I’m eagerly awaiting your explanations!
I think you’re going to have a long wait.
MORE [Na]tional So[zi]al[ism] will fix the consequences of [Na]tional So[zi]al[ism]! /s
According to the authoritarian propagandists, "protectionism" is good for the US Empire, bad when it is used against the Empire.
Does restricting trade help the US economy? No! It hurts all countries, all the time. But, so does the worldwide political paradigm, authoritarianism/collectivism. That is "the root of the problem of international chaos", e.g., the cause of war.
Fix it by switching to a new politics of reason, rights, personal choice.
Yeah, we'd all be better off if managed trade was replaced by free trade.
Yeah, we’d all be better off if managed trade was replaced by free trade.
Free trade with who exactly? Free trade requires free markets.
It is logically impossible to have free trade with Europe, China, Southeast Asia, or most other countries. Worse yet, if you trade with countries like China, you are participating in violations of the NAP.

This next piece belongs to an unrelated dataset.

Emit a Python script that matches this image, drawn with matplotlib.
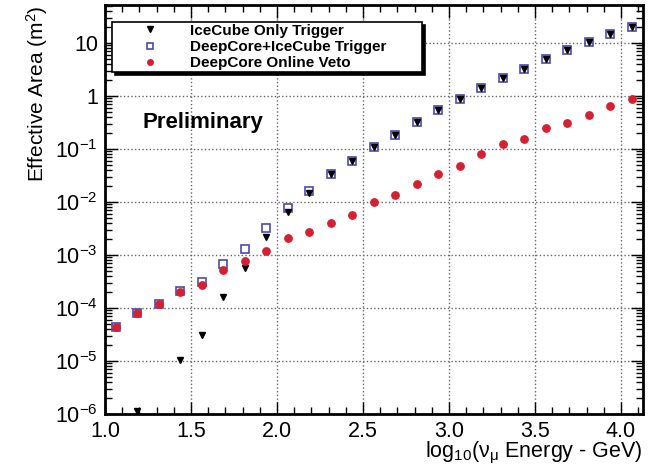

Enriching China means bolstering a hostile state that has made themselves our number one global enemy. If anything, we should be uncoupling ourselves from their markets. Doing business with them makes less sense than Dr, Evil feeding Austin Powers dinner before lowering him into a pool of ill tempered mutated sea bass.
Biden Pours Out Another $6.5 Billion for the CHIPS Act's Costly Protectionism
TSMC has no competitors in the US. Who exactly does this alleged "protectionism" protect?
In fact, high tariffs on specific, strategic goods that currently are not made in the US isn't "protectionism".
Furthermore, subsidies to government-favored companies isn't "protectionism" either.
Get your terminology straight. Then actually make rational arguments for your preferred policies, because right now, you're just spewing nonsense.
We do know this about Biden : He knows shit all about science.
A whole speech on the OMNIcron virus. And the VP gave a remarkably stupid interview about AI. Biden was bottom 10 even in his law class !! At Syracuse. A stupid and lazy man.
CHPS will ensure that the first place technology companies go in the future is to the legislature.